There is nothing particularly wrong with the taste of largemouth, but there is nothing that stands out either. It's mild, kind of flaky, and pretty run-of-the-mill as far as table fare goes. You would do well to substitute largemouth bass in any tilapia recipes you might find.
Since I usually only kill one or two unlucky largemouth bass a year, I try to go out of my way to experiment with it in a recipe that I don’t make often. Kamaboko is that “once or twice a year” recipe.

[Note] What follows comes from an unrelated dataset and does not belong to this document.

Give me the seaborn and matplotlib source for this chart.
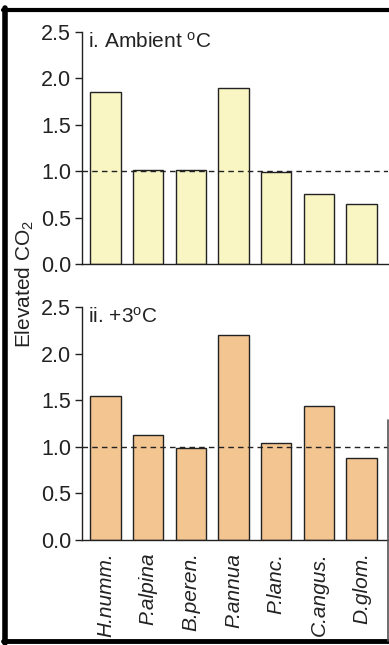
import matplotlib
matplotlib.use("Agg")
import matplotlib.pyplot as plt
from matplotlib.lines import Line2D
import seaborn as sns
import pandas as pd

species = ["H.numm.", "P.alpina", "B.peren.", "P.annua", "P.lanc.", "C.angus.", "D.glom."]
ambient = [1.85, 1.01, 1.01, 1.90, 0.99, 0.75, 0.65]
warmed = [1.55, 1.13, 0.99, 2.20, 1.04, 1.44, 0.88]
yticks = [0.0, 0.5, 1.0, 1.5, 2.0, 2.5]
panel_titles = [r"i. Ambient $^{\mathregular{o}}$C", r"ii. +3$^{\mathregular{o}}$C"]
colors = ["#f9f6c4", "#f3c591"]

sns.set_theme(style="white")
plt.rcParams["font.family"] = ["Liberation Sans", "DejaVu Sans"]
plt.rcParams["mathtext.fontset"] = "custom"
plt.rcParams["mathtext.rm"] = "Liberation Sans"
plt.rcParams["mathtext.it"] = "Liberation Sans:italic"

W, H = 389, 645
fig = plt.figure(figsize=(W / 100, H / 100), dpi=100)
fig.patch.set_facecolor("white")

def fx(px):
    return px / W

def fy(py):
    return 1 - py / H

ax_top = fig.add_axes([fx(82), fy(264), fx(388) - fx(82), fy(32) - fy(264)])
ax_bot = fig.add_axes([fx(82), fy(540), fx(388) - fx(82), fy(307) - fy(540)])

for ax, vals, title, col in [(ax_top, ambient, panel_titles[0], colors[0]),
                             (ax_bot, warmed, panel_titles[1], colors[1])]:
    df = pd.DataFrame({"species": species, "ratio": vals})
    sns.barplot(data=df, x="species", y="ratio", color=col, saturation=1,
                edgecolor="#222222", linewidth=1.0, width=0.71, ax=ax, zorder=2)
    ax.axhline(1.0, color="#222222", lw=1.0, ls=(0, (4, 3)), zorder=3)
    ax.set_ylim(0, 2.5)
    ax.set_xlim(-0.55, 6.62)
    ax.set_yticks(yticks)
    ax.set_yticklabels([f"{v:.1f}" for v in yticks], fontsize=15.5)
    ax.set_xlabel("")
    ax.set_ylabel("")
    for s in ["top", "right"]:
        ax.spines[s].set_visible(False)
    for s in ["left", "bottom"]:
        ax.spines[s].set_color("#222222")
        ax.spines[s].set_linewidth(1.0)
    ax.tick_params(axis="y", direction="out", length=5, width=1, color="#222222",
                   left=True, pad=3, labelcolor="#222222")
    ax.tick_params(axis="x", length=0)
    ax.text(0.018, 1.0, title, transform=ax.transAxes, ha="left", va="top",
            fontsize=15, color="#222222")
    ax.set_facecolor("white")

ax_top.set_xticklabels([])
ax_bot.set_xticks(range(len(species)))
ax_bot.set_xticklabels(species, rotation=90, fontsize=15, style="italic",
                       color="#222222", va="top", ha="center")
ax_bot.tick_params(axis="x", pad=9)

fig.text(fx(25), fy(284), r"Elevated CO$_2$", rotation=90, ha="center", va="center",
         fontsize=15, color="#222222")

# frame
fig.add_artist(Line2D([fx(5), fx(5)], [fy(8), fy(643)], color="black", lw=4))
fig.add_artist(Line2D([fx(3), fx(389)], [fy(10), fy(10)], color="black", lw=3))
fig.add_artist(Line2D([fx(3), fx(389)], [fy(641), fy(641)], color="black", lw=3.5))
fig.add_artist(Line2D([fx(388), fx(388)], [fy(420), fy(641)], color="#555555", lw=1.2))

fig.savefig("out.png", dpi=100)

In short, kamaboko is a type of surimi, which is a fish paste that can be cooked a number of ways, and it’s used in everything from soups to fried rice. Those paper thin, white and red swirled wafer things in your instant ramen? Those are freeze dried slices of kamaboko. Imitation crab legs used heavily in sushi joints are also made from surimi. Surimi is kind of like the Asian version of mechanically separated chicken- it's in everything, and very few, if any, people make it at home.
This recipe is a work in progress. The results are tasty, but the aesthetics need some work. Getting the paste spread out thin enough to get a distinct swirl has proven difficult. Trying to get that factory-processed smoothness on the outside has also been a losing battle.
As far as taste goes though, these are as good, if not a little better, than most of the stuff you can buy in an Asian supermarket in America. The kamaboko has a nice bouncy texture, and the fish tastes more like fish and less like ocean chicken nuggets. The achiote (which I use instead of food coloring) gives it a nice pop of peppery-fruit flavor and rounds out the “clearly not made by a pro” look.
I plan on experimenting more with this recipe to improve on the rolling and shaping process and also try cooking them in different ways, but for now, this basic method yields perfect little additions to a spicy pack of instant ramen.
Largemouth Bass Kamaboko
Prep time: 45-60 minutes
Cook time 25 minutes
Inactive time ~2 hours
This recipe is based on the weight of your bass fillets- take your fillets, weigh them, and then calculate the percentage of salt, flour, and water you will need to make the surimi based on the weight of your fillets. We do this for a reason- the fish are likely to vary in size quite a bit, and this makes it much easier to get a consistent result than if we had called for ingredients listed in cups and tablespoons.
Bass fillets, skinned, all bones removed (any mild, white, flakey fish will work)
2% salt
5% flour
10% water
achiote paste (optional, for color)
Method:
Cut the fillets into 1” squares and soak in an ice bath. Stir gently and allow the water to rest- oils from the fillet will appear on the top of water. Drain off the oily water and repeat the process until the water no longer produces oil.
Strain fillets and press out water.
Place cut fish in a blender or food processor and pulse until crumbly. Add in salt, flour and water. Pulse until combined and semi-smooth.
Optional step: If you want the red layer that is distinct in some kamaboko, you need to add coloring. This can be done with red food coloring, but we use a 1:1 mix of achiote paste and water. Separate ¼ of the fish paste and mix in around 1 tbsp of achiote and water paste. Mix well to get desired color and add more if necessary, depending on your batch size.
Spread out the fish paste on a sushi mat wrapped in plastic film into a ¼” thick rectangle. Add a thin layer of the red paste if doing so.
Roll the paste into a cylinder, pressing firmly to remove as much air as possible. Allow to rest at room temperature for an hour. The outside should dry out a bit.
Prepare a steamer with plenty of water and bring to a rolling boil. Steam cylinders for 25 minutes. Dunk into a prepared ice bath immediately to cool. Slice and serve. You can also freeze the kamaboko. Just vacuum seal it and thaw right before you intend to use it.